1894’te, Marmara Denizi’nde Osmanlı kaynaklarında “zelzele-i azim” diye kayda geçen şiddetli bir deprem meydana gelmiştir. İstanbul halkının günlerce sokaklarda kalmasına, ciddi can kaybına neden olan depremde çok fazla sayıda bina tamamen yıkılırken geriye kalan binaların çoğu onarılamayacak derecede zarar görmüştür. Deprem sonrasında Osmanlı Devleti’nin yurt çapındaki ilk resmî yardım kampanyasıyla birlikte dünyadaki ilk uluslararası bağış kampanyası düzenlenmiş, ilk yardımı da II. Abdülhamid 1.000 lira ile başlatmıştır. Depremin ardından II. Abdülhamid depremin incelenmesi ve bilimsel olarak irdelenmesi amacıyla talimat vermiştir.

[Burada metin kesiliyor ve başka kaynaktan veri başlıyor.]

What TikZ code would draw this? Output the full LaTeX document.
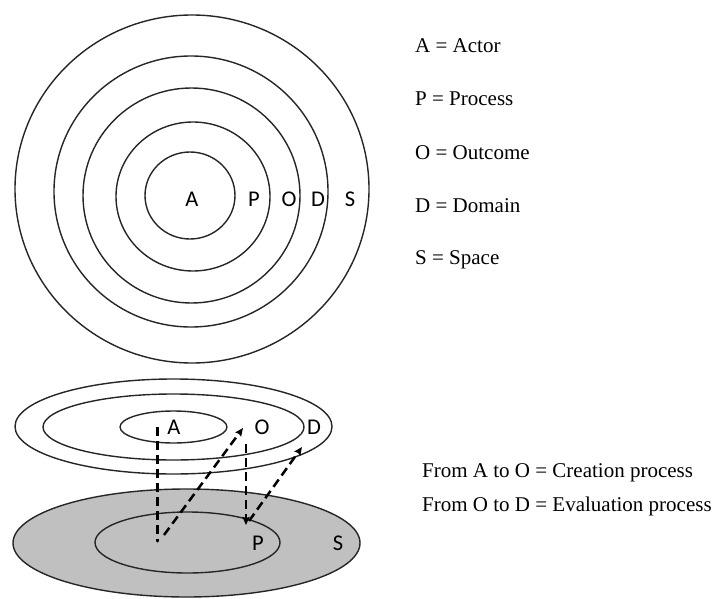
\documentclass[tikz,border=0pt]{standalone}
\usepackage{fontspec}
\setmainfont{Liberation Serif}
\newfontfamily\labfont{Carlito}
\usetikzlibrary{arrows.meta}
\definecolor{sgray}{RGB}{192,192,192}
\begin{document}
\begin{tikzpicture}[x=1pt,y=-1pt,
  ring/.style={draw=black!85,line width=1.4pt},
  lbl/.style={font=\labfont\fontsize{22.5}{26}\selectfont, inner sep=0pt, anchor=base},
  keytext/.style={font=\fontsize{21}{25}\selectfont, anchor=base west, inner sep=0pt},
  dsh/.style={line width=2.5pt, dash pattern=on 9pt off 5pt},
  arr/.style={dsh,-{Stealth[length=8pt,width=7pt,inset=1pt]}}]
\useasboundingbox (0,0) rectangle (728,599);
% top concentric circles
\draw[ring] (192,189) ellipse [x radius=177, y radius=174];
\draw[ring] (191,191.5) ellipse [x radius=137, y radius=135.5];
\draw[ring] (191.5,195.5) ellipse [x radius=108.5, y radius=107.5];
\draw[ring] (193,196.5) ellipse [x radius=77, y radius=74.5];
\draw[ring] (190,195.5) ellipse [x radius=45, y radius=43.5];
\node[lbl] (tA) at (192,206) {A};
\node[lbl] (tP) at (254,206) {P};
\node[lbl] (tO) at (289,206) {O};
\node[lbl] (tD) at (318,206) {D};
\node[lbl] (tS) at (350,206) {S};
% legend
\node[keytext] (k1) at (415,53) {A = Actor};
\node[keytext] (k2) at (415,106) {P = Process};
\node[keytext] (k3) at (415,159) {O = Outcome};
\node[keytext] (k4) at (415,212) {D = Domain};
\node[keytext] (k5) at (415,264) {S = Space};
\node[keytext] (k6) at (422,477) {From A to O = Creation process};
\node[keytext] (k7) at (422,511) {From O to D = Evaluation process};
% bottom: upper plane
\draw[ring] (173.5,426.5) ellipse [x radius=158.5, y radius=47.5];
\draw[ring] (173.5,427) ellipse [x radius=130.5, y radius=33];
\draw[ring] (173.5,427) ellipse [x radius=53.5, y radius=16];
\node[lbl] (bA) at (174,434) {A};
\node[lbl] (bO) at (262,434) {O};
\node[lbl] (bD) at (314,434) {D};
% bottom: space plane
\draw[ring, fill=sgray] (186.5,543) ellipse [x radius=173.5, y radius=54];
\draw[ring] (187.5,542.5) ellipse [x radius=92.5, y radius=30.5];
\node[lbl] (bP) at (258,550) {P};
\node[lbl] (bS) at (338,550) {S};
% connectors
\coordinate (a1) at (157.5,427);
\coordinate (a2) at (157.5,541);
\coordinate (o1) at (164,535);
\coordinate (o2) at (243,428);
\coordinate (p1) at (246,444);
\coordinate (p2) at (246,525);
\coordinate (d1) at (249,521);
\coordinate (d2) at (302,447);
\draw[dsh] (a1) -- (a2);
\fill (a2) circle [radius=1.5];
\draw[arr] (o1) -- (o2);
\draw[arr] (p1) -- (p2);
\draw[arr] (d1) -- (d2);
\end{tikzpicture}
\end{document}
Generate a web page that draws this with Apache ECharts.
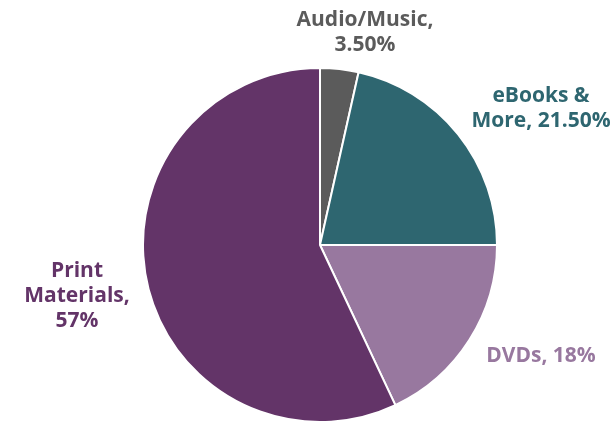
<!DOCTYPE html>
<html><head><meta charset="utf-8">
<script src="https://cdn.jsdelivr.net/npm/echarts@6/dist/echarts.min.js"></script>
<style>html,body{margin:0;padding:0;background:#fff}#c{width:611px;height:422px}</style>
</head><body><div id="c"></div>
<script>
const categories = ["Audio/Music", "eBooks &\nMore", "DVDs", "Print\nMaterials"];
const valueLabels = ["3.50%", "21.50%", "18%", "57%"];
const values = [3.5, 21.5, 18, 57];
const colors = ["#5b5b5b", "#2e6670", "#98789f", "#633468"];
const labelPos = [[365, 33], [541, 109], [541, 356], [77, 296]];
const labelText = ["Audio/Music,\n3.50%", "eBooks &\nMore, 21.50%", "DVDs, 18%", "Print\nMaterials,\n57%"];

const chart = echarts.init(document.getElementById('c'));
chart.setOption({
  animation: false,
  series: [{
    type: 'pie',
    center: [320, 245],
    radius: 177,
    startAngle: 90,
    clockwise: true,
    itemStyle: { borderColor: '#fff', borderWidth: 2 },
    labelLine: { show: false },
    label: {
      show: true,
      position: 'outside',
      fontFamily: 'Open Sans',
      fontWeight: 'bold',
      fontSize: 21,
      lineHeight: 25,
      align: 'center',
      overflow: 'none',
      formatter: p => labelText[p.dataIndex]
    },
    labelLayout: p => ({ x: labelPos[p.dataIndex][0], y: labelPos[p.dataIndex][1], align: 'center', verticalAlign: 'middle' }),
    data: categories.map((c, i) => ({
      name: c, value: values[i],
      itemStyle: { color: colors[i] },
      label: { color: colors[i], overflow: 'none', width: 200 }
    }))
  }]
});
</script></body></html>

Antakya’da 1822 yılında meydana gelen bir başka büyük deprem İskenderun ve çevresinde büyük yıkıma yol açmış, Antakya’da birçok bina hasar görmüştür. 1872 yılındaki şiddetli deprem de Antakya ve köylerinde büyük tahribata neden olmuş, depremde çok kişi ölmüş, çok sayıda insan yaralı olarak kurtulmuştur.
İzmir ve Aydın olmak üzere Ege Bölgesi’ni etkilemiş olan 1653 yılındaki depremde çok kişi hayatını kaybetmiş, 1688’de meydana gelen deprem de o zamanki kayıtlara göre 30 saniye sürmesine rağmen İzmir’in neredeyse tümünün yerle bir olmasına yetmiştir. Depremin ardından oluşan tsunami nedeniyle limanda bulunan gemiler altüst olmuş, depremi yangın felaketi takip etmiş, iki büyük felaketin ardından şehirde salgın hastalık tehlikesi oluşmuştur.
Anadolu tarihinde bilinen en şiddetli depremlerden biri olan 1668 depremi, Bolu’dan Erzincan’a kadar geniş çapta hasara neden olmuş, bitmek bilmeyen artçılar yüzünden Orta Karadeniz Bölgesi halkı aylarca dağlara kurulan çadırlarda yaşamıştır. 1789 tarihinde Harput, Mazgirt, Keban, Maden bölgeleri ile çevresini etkileyen deprem, büyük bir hasara ve can kaybına sebep olmuş, teravih namazı kılındığı esnada meydana gelmesinden dolayı insanlar cami enkazı altında kalmıştır.
Erzurum’da 1859 yılında çok şiddetli bir deprem yaşanmış, Kırım Savaşı’ndan yenik çıkılması, halkın çoğunun fakir olması, yeterli çadır ve gıda malzemesinin olmamasından dolayı halk sıkıntı çekmiş, üçte ikisinden fazlası yıkılan Erzurum daha sonra yeniden inşa edilmiştir. Malatya’da 1893 yılında yaşanan depremde, evlerin yaklaşık üçte biri yıkılmış ve binlerce insan evsiz kalmış, on bine yakın büyükbaş ve küçükbaş hayvan telef olmuştur.
Cumhuriyet Dönemi’ne kadar, Anadolu deprem tarihine baktığımızda başta İstanbul, Antakya, olmak üzere pek çok şehrimizde, büyük ve küçük depremler yaşanmıştır. Söz konusu depremlerde yıkılan veya zarar gören şehirler aynı yerde yeniden inşa edildiği için, “Deprem değil, depreme dayanıklı olmayan binalar zarar verir.” gerçeği, değişmeyen gerçek olarak tarihteki yerini almıştır.